• Required work: Copy everything in the data below exactly except the pictures.

• Data section:
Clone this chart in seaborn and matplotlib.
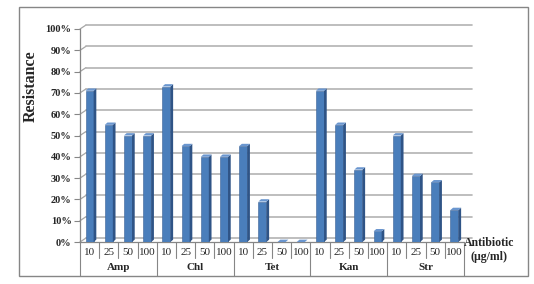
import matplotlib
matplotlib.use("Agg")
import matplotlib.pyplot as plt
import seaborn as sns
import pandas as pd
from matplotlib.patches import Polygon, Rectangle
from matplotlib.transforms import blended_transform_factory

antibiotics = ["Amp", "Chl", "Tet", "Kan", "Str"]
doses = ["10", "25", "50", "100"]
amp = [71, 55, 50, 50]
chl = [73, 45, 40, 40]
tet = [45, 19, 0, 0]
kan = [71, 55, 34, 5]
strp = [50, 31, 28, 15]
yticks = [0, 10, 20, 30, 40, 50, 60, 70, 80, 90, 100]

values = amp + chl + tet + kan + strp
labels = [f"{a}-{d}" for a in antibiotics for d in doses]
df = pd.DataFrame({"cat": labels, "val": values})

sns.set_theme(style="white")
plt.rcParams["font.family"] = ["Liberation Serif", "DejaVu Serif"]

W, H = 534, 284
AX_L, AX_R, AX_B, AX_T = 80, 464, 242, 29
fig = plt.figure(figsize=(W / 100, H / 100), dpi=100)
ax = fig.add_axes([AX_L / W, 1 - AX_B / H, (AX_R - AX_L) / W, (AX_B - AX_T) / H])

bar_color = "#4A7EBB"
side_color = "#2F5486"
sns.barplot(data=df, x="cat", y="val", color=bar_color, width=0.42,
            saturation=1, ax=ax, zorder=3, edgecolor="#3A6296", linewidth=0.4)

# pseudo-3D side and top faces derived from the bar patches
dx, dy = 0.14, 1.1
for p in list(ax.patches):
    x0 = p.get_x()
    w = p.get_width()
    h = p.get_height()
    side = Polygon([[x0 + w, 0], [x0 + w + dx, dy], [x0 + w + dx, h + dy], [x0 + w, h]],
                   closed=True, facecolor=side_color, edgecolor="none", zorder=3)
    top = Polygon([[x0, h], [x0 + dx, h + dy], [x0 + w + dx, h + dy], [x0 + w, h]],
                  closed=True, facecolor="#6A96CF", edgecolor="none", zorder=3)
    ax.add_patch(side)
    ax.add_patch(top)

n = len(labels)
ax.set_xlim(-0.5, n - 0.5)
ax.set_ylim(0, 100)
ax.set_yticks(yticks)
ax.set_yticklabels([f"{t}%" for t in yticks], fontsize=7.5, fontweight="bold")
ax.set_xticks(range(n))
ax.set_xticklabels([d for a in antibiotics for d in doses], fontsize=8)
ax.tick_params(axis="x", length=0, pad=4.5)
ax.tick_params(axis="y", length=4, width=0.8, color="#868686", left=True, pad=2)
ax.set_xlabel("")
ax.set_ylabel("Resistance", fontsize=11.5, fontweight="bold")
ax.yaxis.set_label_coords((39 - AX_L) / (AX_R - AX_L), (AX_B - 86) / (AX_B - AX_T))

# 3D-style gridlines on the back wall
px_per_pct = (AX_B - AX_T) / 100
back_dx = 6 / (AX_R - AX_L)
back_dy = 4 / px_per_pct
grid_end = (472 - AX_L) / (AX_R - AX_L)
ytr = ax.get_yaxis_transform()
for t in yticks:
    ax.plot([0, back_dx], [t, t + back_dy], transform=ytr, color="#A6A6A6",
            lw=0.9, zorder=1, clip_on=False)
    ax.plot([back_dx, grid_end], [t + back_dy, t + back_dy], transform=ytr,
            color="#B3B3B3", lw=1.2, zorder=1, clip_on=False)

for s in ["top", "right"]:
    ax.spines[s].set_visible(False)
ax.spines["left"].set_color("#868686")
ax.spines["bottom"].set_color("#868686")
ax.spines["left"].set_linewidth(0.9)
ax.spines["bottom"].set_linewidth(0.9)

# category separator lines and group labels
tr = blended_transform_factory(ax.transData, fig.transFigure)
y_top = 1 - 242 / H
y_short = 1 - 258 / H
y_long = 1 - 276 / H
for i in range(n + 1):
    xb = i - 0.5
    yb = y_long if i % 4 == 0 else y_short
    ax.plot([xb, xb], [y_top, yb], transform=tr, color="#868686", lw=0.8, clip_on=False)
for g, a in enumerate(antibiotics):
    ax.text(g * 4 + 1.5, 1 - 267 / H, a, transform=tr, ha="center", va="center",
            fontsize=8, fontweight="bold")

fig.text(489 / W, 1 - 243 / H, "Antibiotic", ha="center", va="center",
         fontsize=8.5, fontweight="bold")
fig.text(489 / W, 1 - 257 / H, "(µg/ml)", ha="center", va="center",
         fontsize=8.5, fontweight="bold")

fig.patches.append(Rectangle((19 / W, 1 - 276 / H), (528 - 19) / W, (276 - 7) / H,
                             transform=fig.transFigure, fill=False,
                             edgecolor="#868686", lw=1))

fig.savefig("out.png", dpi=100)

• Solved problem:
Clone this chart in seaborn and matplotlib.
import matplotlib
matplotlib.use("Agg")
import matplotlib.pyplot as plt
import seaborn as sns
import pandas as pd
from matplotlib.patches import Polygon, Rectangle
from matplotlib.transforms import blended_transform_factory

antibiotics = ["Amp", "Chl", "Tet", "Kan", "Str"]
doses = ["10", "25", "50", "100"]
amp = [71, 55, 50, 50]
chl = [73, 45, 40, 40]
tet = [45, 19, 0, 0]
kan = [71, 55, 34, 5]
strp = [50, 31, 28, 15]
yticks = [0, 10, 20, 30, 40, 50, 60, 70, 80, 90, 100]

values = amp + chl + tet + kan + strp
labels = [f"{a}-{d}" for a in antibiotics for d in doses]
df = pd.DataFrame({"cat": labels, "val": values})

sns.set_theme(style="white")
plt.rcParams["font.family"] = ["Liberation Serif", "DejaVu Serif"]

W, H = 534, 284
AX_L, AX_R, AX_B, AX_T = 80, 464, 242, 29
fig = plt.figure(figsize=(W / 100, H / 100), dpi=100)
ax = fig.add_axes([AX_L / W, 1 - AX_B / H, (AX_R - AX_L) / W, (AX_B - AX_T) / H])

bar_color = "#4A7EBB"
side_color = "#2F5486"
sns.barplot(data=df, x="cat", y="val", color=bar_color, width=0.42,
            saturation=1, ax=ax, zorder=3, edgecolor="#3A6296", linewidth=0.4)

# pseudo-3D side and top faces derived from the bar patches
dx, dy = 0.14, 1.1
for p in list(ax.patches):
    x0 = p.get_x()
    w = p.get_width()
    h = p.get_height()
    side = Polygon([[x0 + w, 0], [x0 + w + dx, dy], [x0 + w + dx, h + dy], [x0 + w, h]],
                   closed=True, facecolor=side_color, edgecolor="none", zorder=3)
    top = Polygon([[x0, h], [x0 + dx, h + dy], [x0 + w + dx, h + dy], [x0 + w, h]],
                  closed=True, facecolor="#6A96CF", edgecolor="none", zorder=3)
    ax.add_patch(side)
    ax.add_patch(top)

n = len(labels)
ax.set_xlim(-0.5, n - 0.5)
ax.set_ylim(0, 100)
ax.set_yticks(yticks)
ax.set_yticklabels([f"{t}%" for t in yticks], fontsize=7.5, fontweight="bold")
ax.set_xticks(range(n))
ax.set_xticklabels([d for a in antibiotics for d in doses], fontsize=8)
ax.tick_params(axis="x", length=0, pad=4.5)
ax.tick_params(axis="y", length=4, width=0.8, color="#868686", left=True, pad=2)
ax.set_xlabel("")
ax.set_ylabel("Resistance", fontsize=11.5, fontweight="bold")
ax.yaxis.set_label_coords((39 - AX_L) / (AX_R - AX_L), (AX_B - 86) / (AX_B - AX_T))

# 3D-style gridlines on the back wall
px_per_pct = (AX_B - AX_T) / 100
back_dx = 6 / (AX_R - AX_L)
back_dy = 4 / px_per_pct
grid_end = (472 - AX_L) / (AX_R - AX_L)
ytr = ax.get_yaxis_transform()
for t in yticks:
    ax.plot([0, back_dx], [t, t + back_dy], transform=ytr, color="#A6A6A6",
            lw=0.9, zorder=1, clip_on=False)
    ax.plot([back_dx, grid_end], [t + back_dy, t + back_dy], transform=ytr,
            color="#B3B3B3", lw=1.2, zorder=1, clip_on=False)

for s in ["top", "right"]:
    ax.spines[s].set_visible(False)
ax.spines["left"].set_color("#868686")
ax.spines["bottom"].set_color("#868686")
ax.spines["left"].set_linewidth(0.9)
ax.spines["bottom"].set_linewidth(0.9)

# category separator lines and group labels
tr = blended_transform_factory(ax.transData, fig.transFigure)
y_top = 1 - 242 / H
y_short = 1 - 258 / H
y_long = 1 - 276 / H
for i in range(n + 1):
    xb = i - 0.5
    yb = y_long if i % 4 == 0 else y_short
    ax.plot([xb, xb], [y_top, yb], transform=tr, color="#868686", lw=0.8, clip_on=False)
for g, a in enumerate(antibiotics):
    ax.text(g * 4 + 1.5, 1 - 267 / H, a, transform=tr, ha="center", va="center",
            fontsize=8, fontweight="bold")

fig.text(489 / W, 1 - 243 / H, "Antibiotic", ha="center", va="center",
         fontsize=8.5, fontweight="bold")
fig.text(489 / W, 1 - 257 / H, "(µg/ml)", ha="center", va="center",
         fontsize=8.5, fontweight="bold")

fig.patches.append(Rectangle((19 / W, 1 - 276 / H), (528 - 19) / W, (276 - 7) / H,
                             transform=fig.transFigure, fill=False,
                             edgecolor="#868686", lw=1))

fig.savefig("out.png", dpi=100)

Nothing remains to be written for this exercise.